9 мая было созвано руководство ДК, почему вы не дождались результатов?
Потому что там ничего бы не произошло. За пятьдесят пять дней было время сделать бесконечное количество вещей, и они их не сделали. Все, но действительно все, говорит нам о том, что игра закрыта. Моро тоже это знает.
В то утро он снял свой спортивный костюм и надел темный костюм, который был на нем 16 марта. Сабина была найдена в манжете его брюк, почему?
Мы положили ее туда, забрав с побережья Рима. Это не было серьезной диверсией, но это могло сбить их с толку на некоторое время, достаточно долгое, чтобы демонтировать базу. Нам пришлось вернуть все на свои места.
В течение пятнадцати лет о вас говорили как о человеке, с которым Моро попрощался перед уходом. Какими были его слова, обращенные к вам?

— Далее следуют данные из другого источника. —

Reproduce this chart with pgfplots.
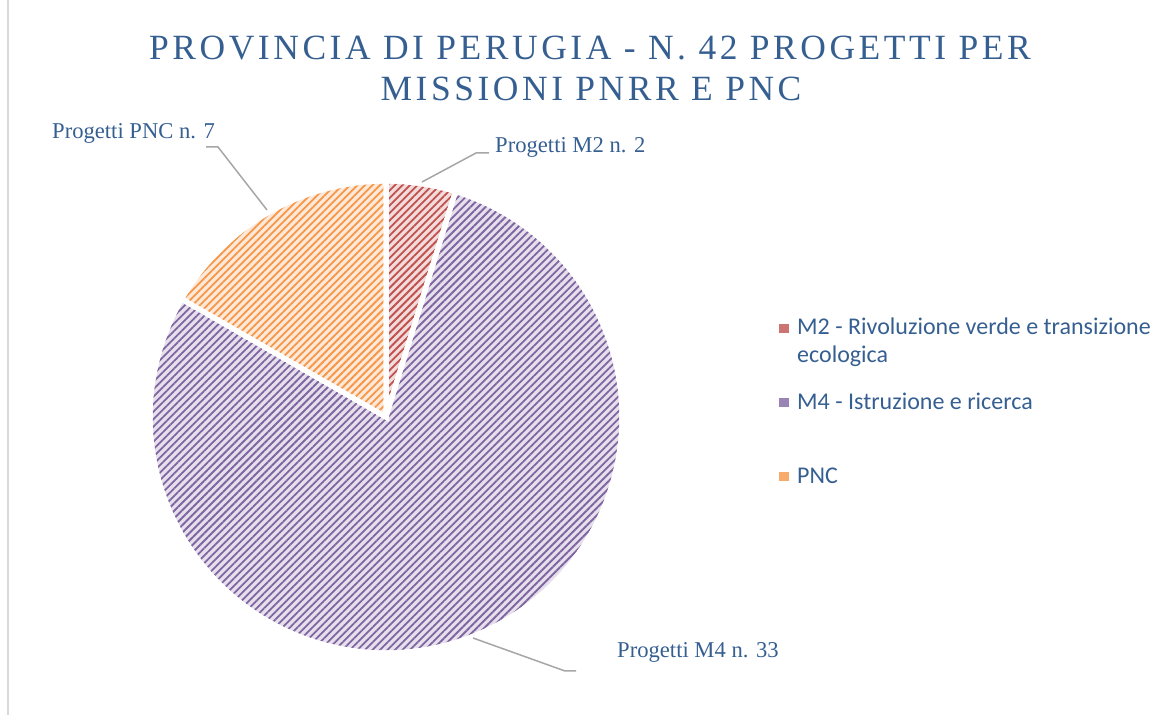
\documentclass[border=0pt]{standalone}
\usepackage{pgfplots}
\pgfplotsset{compat=1.18}
\usepackage{pgfplotstable}
\usepackage{fontspec}
\setmainfont{Liberation Serif}
\newfontfamily\titlefont[LetterSpace=10]{Liberation Serif}
\newfontfamily\legfont{Carlito}
\usetikzlibrary{patterns.meta}
\definecolor{txt}{HTML}{365F91}
\definecolor{redS}{HTML}{C0504D}\definecolor{redB}{HTML}{F2DCDB}
\definecolor{purS}{HTML}{8064A2}\definecolor{purB}{HTML}{E5E0EC}
\definecolor{orgS}{HTML}{F79646}\definecolor{orgB}{HTML}{FDE9D9}
\definecolor{lead}{HTML}{A6A6A6}

\pgfplotstableread{
name value
M2 2
M4 33
PNC 7
}\piedata

\begin{document}%
\begin{tikzpicture}
\pgfplotstablegetelem{0}{value}\of\piedata \edef\vA{\pgfplotsretval}
\pgfplotstablegetelem{1}{value}\of\piedata \edef\vB{\pgfplotsretval}
\pgfplotstablegetelem{2}{value}\of\piedata \edef\vC{\pgfplotsretval}
\pgfmathsetmacro\tot{\vA+\vB+\vC}
\pgfmathsetmacro\aA{90-360*\vA/\tot}
\pgfmathsetmacro\aB{\aA-360*\vB/\tot}
\pgfmathsetmacro\aC{\aB-360*\vC/\tot}
\begin{axis}[x=1bp,y=1bp,xmin=0,xmax=1175,ymin=0,ymax=715,hide axis,clip=false]
\draw[color=black!15, line width=1.5bp] (axis cs:8,0) -- (axis cs:8,715);
% slices
\addplot[domain=\aA:90, samples=40, variable=\t, draw=white, line width=5bp,
  preaction={fill=redB}, preaction={pattern={Lines[angle=45,distance=5.3bp,line width=1.8bp]},pattern color=redS}]
  ({386+236*cos(\t)},{298+236*sin(\t)}) -- (axis cs:386,298) -- cycle;
\addplot[domain=\aB:\aA, samples=200, variable=\t, draw=white, line width=5bp,
  preaction={fill=purB}, preaction={pattern={Lines[angle=45,distance=5.3bp,line width=1.8bp]},pattern color=purS}]
  ({386+236*cos(\t)},{298+236*sin(\t)}) -- (axis cs:386,298) -- cycle;
\addplot[domain=\aC:\aB, samples=60, variable=\t, draw=white, line width=5bp,
  preaction={fill=orgB}, preaction={pattern={Lines[angle=45,distance=5.3bp,line width=1.8bp]},pattern color=orgS}]
  ({386+236*cos(\t)},{298+236*sin(\t)}) -- (axis cs:386,298) -- cycle;
% leader lines
\draw[lead, line width=1.5bp] (axis cs:206,568) -- (axis cs:218,568) -- (axis cs:267,505);
\draw[lead, line width=1.5bp] (axis cs:422,533) -- (axis cs:476,562) -- (axis cs:489,562);
\draw[lead, line width=1.5bp] (axis cs:473,77) -- (axis cs:565,44) -- (axis cs:576,44);
% data labels
\node[anchor=base west, text=txt, font={\fontsize{22.7}{27}\selectfont}, inner sep=0pt] at (axis cs:495,562) {Progetti M2 n. 2};
\node[anchor=base west, text=txt, font={\fontsize{22.7}{27}\selectfont}, inner sep=0pt] at (axis cs:52,576) {Progetti PNC n. 7};
\node[anchor=base west, text=txt, font={\fontsize{22.7}{27}\selectfont}, inner sep=0pt] at (axis cs:617,57) {Progetti M4 n. 33};
% title
\node[anchor=base, text=txt, font={\titlefont\fontsize{35.6}{41}\selectfont}, inner sep=0pt] at (axis cs:590,655) {PROVINCIA DI PERUGIA - N. 42 PROGETTI PER};
\node[anchor=base, text=txt, font={\titlefont\fontsize{35.6}{41}\selectfont}, inner sep=0pt] at (axis cs:591,614) {MISSIONI PNRR E PNC};
% legend
\fill[redS!80] (axis cs:779,382) rectangle (axis cs:789,391);
\fill[purS!80] (axis cs:779,308) rectangle (axis cs:789,317);
\fill[orgS!80] (axis cs:779,234) rectangle (axis cs:789,243);
\node[anchor=base west, text=txt, font={\legfont\fontsize{24.1}{28}\selectfont}, inner sep=0pt] at (axis cs:797,380) {M2 - Rivoluzione verde e transizione};
\node[anchor=base west, text=txt, font={\legfont\fontsize{24.1}{28}\selectfont}, inner sep=0pt] at (axis cs:797,352) {ecologica};
\node[anchor=base west, text=txt, font={\legfont\fontsize{24.1}{28}\selectfont}, inner sep=0pt] at (axis cs:797,305) {M4 - Istruzione e ricerca};
\node[anchor=base west, text=txt, font={\legfont\fontsize{24.1}{28}\selectfont}, inner sep=0pt] at (axis cs:797,231) {PNC};
\end{axis}
\pgfresetboundingbox
\useasboundingbox (current axis.south west) rectangle (current axis.north east);
\end{tikzpicture}%
\end{document}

Я был там, Моро не нужно было передавать приветы. Он видел только меня и Просперо, другие товарищи для него не существовали.

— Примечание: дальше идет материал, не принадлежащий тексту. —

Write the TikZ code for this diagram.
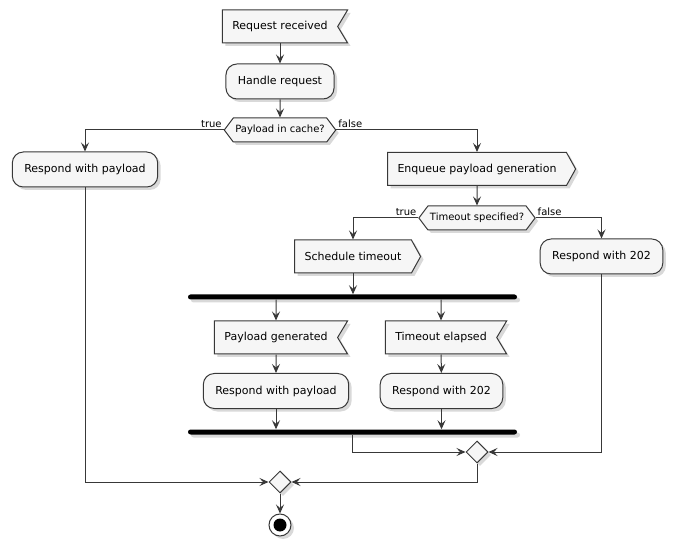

Из судебного процесса следует, что вы сказали ему, что он едет домой...
Нет. Моро знает, что его приговорили к смерти, он знает о той крайней попытке, он знает, что ответа не было, он знает, что все кончено. Его не обманули. Я просто говорю ему, чтобы он готовился, потому что мы должны уходить. Вы не можете себе представить, что человек чувствует, я с удовольствием говорю себе, что это политический выбор, что это неизбежно, что мы приняли его коллективно, что мы не несем ответственности, если не было посредничества. Время для рассуждений прошло. Теперь нужно взять в руки оружие и стрелять.